How to set up system wide variable on log in to fix slow launch of chromium based apps on non-nvidia devices

I am having a problem with launching chromium based apps on my second device without nvidia gpu. It takes very long to launch.
I found out that running for example VSCode like this fixes the issue:

$ VK_DRIVER_FILES= code

My idea was to create a script, that would check on each login whether a intel gpu is present (or maybe better if nvidia gpu is not present). The script works like this:

#!/bin/bash

string=$(glxinfo | grep 'Vendor')

if [[ "$string" =~ .+Intel.+ ]]; then
    echo "True"
    export VK_DRIVER_FILES= 
else
    echo "False"
fi

Unfortunatelly when I source this script, the variable only exists in the current terminal session and not system wide. Apparently it doesn’t work when putting it to Session and Startup/Application Autostart in XFCE too.
How can I achieve this?

It works, when I make my own “launch script” for each app on chromium which checks the gpu and then launches the app with the VK_DRIVER_FILES= or without, but that seems not very elegnat to me.

Thanks for the answers.

You may want to have a look at the wiki: https://wiki.archlinux.org/title/Environment_variables#Globally

nano /etc/environment
nano /etc/profile
nano .bashrc

You can apply variables globally or per user if the device has multiple users.

So if I get it right, the script will look like this?

#!/bin/bash

string=$(glxinfo | grep 'Vendor')

if [[ "$string" =~ .+Intel.+ ]]; then
    echo "True"
    echo "VK_DRIVER_FILES= " >> /etc/profile
else
    echo "False"
fi

Is the variable going to be wiped out on log out, or does it stay in the /etc/profile?

It doesn’t look like it will.

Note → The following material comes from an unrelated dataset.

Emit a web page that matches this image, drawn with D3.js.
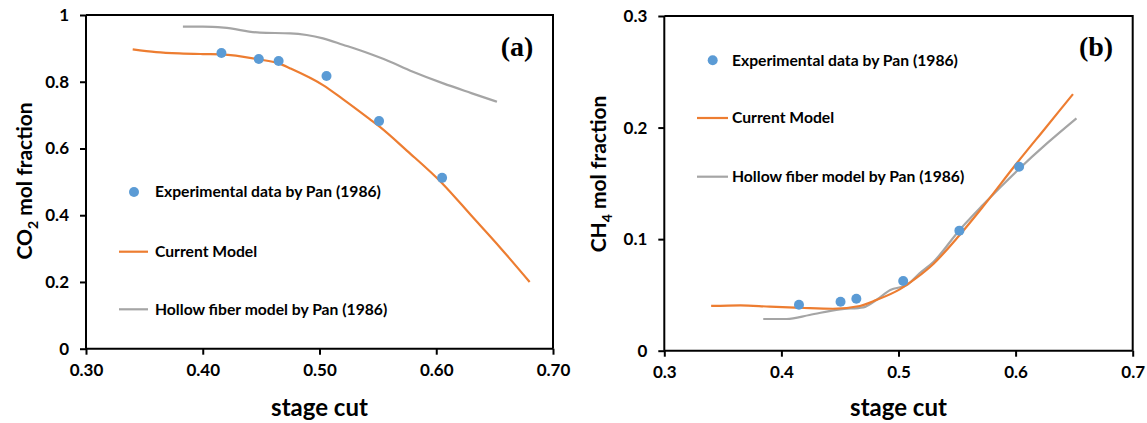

You’ll have to check it.

Finally solved it by myself:

STEP1:

Create ~/.xinitrc and ~/.xprofile files as described here:
https://wiki.archlinux.org/title/Xprofile
and paste this code inside the ~/.xinitrc :

#!/bin/sh

# Make sure this is before the 'exec' command or it won't be sourced.
[ -f /etc/xprofile ] && . /etc/xprofile
[ -f ~/.xprofile ] && . ~/.xprofile

STEP2:

Paste this code inside the /.xprofile :

string=$(inxi -G | grep 'NVIDIA')

if [[ "$string" =~ .+NVIDIA.+ ]]; then
    echo "True"
else
    echo "False"
    export VK_DRIVER_FILES= 
fi

It checks if a Nvidia GPU is present in your device and sets the VK_DRIVER_FILES= environment variable accordingly.

This solves the issue with slow launch of chromium based apps, when running Endeavour OS on a device without Nvidia GPU.